For 20 weeks after sustaining the career-threatening setback, Killeen was reliant on crutches, with her right leg in a DonJoy brace for 12 weeks, 24 hours a day.
“I had surgery to reattach it (hamstring),” Killeen explains. “It was done by a brilliant surgeon, Denis Collins in Santry. He warned me that the surgery was the easy part – and the rehab would be the tough part.”
“I remember when I got the result of the injury, it felt like my world was crashing down.”
“That might sound dramatic but football and sport was everything to me.”
“But through it all, I had an unbelievable support system and the Dublin team kept me involved, which was huge for my mental health.”
While Killeen has worked hard to ensure that her hamstring is as good as it can be, her current focus is on getting through this current challenge.
“It’s a real fight (for the country) and people have realised the seriousness of it.
“It does seem to have brought the country together in some way and in the hospital, there’s a real atmosphere of doing it together and fighting it together.”
“I quickly had to distance myself from everyone and not to put those I love at risk.”
Killeen admits that while she takes on the virus and is doing all that she can, there’s a frustration when she goes online and reads stories about those who are not obeying Government guidelines.

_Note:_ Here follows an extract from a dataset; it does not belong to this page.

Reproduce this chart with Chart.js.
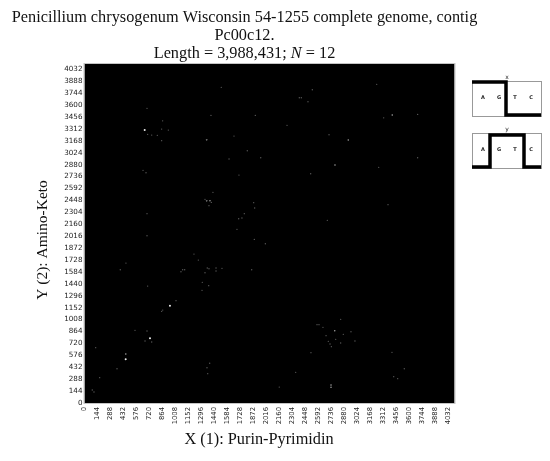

“It’s very frustrating when I see people out, groups of young kids on social media out together, the videos we’ve seen online. I’m stuck in my room feeling very guilty because when I first got diagnosed, the guilt I had was that I couldn’t go to work.”
“I’m a risk to vulnerable people and then you see people not paying any regard to the fight you’re in. It’s very frustrating.”
Let’s not add to the frustration. let’s do what we need to ourselves and be vocal and unafraid in expressing social disapproval to those who just don’t get it.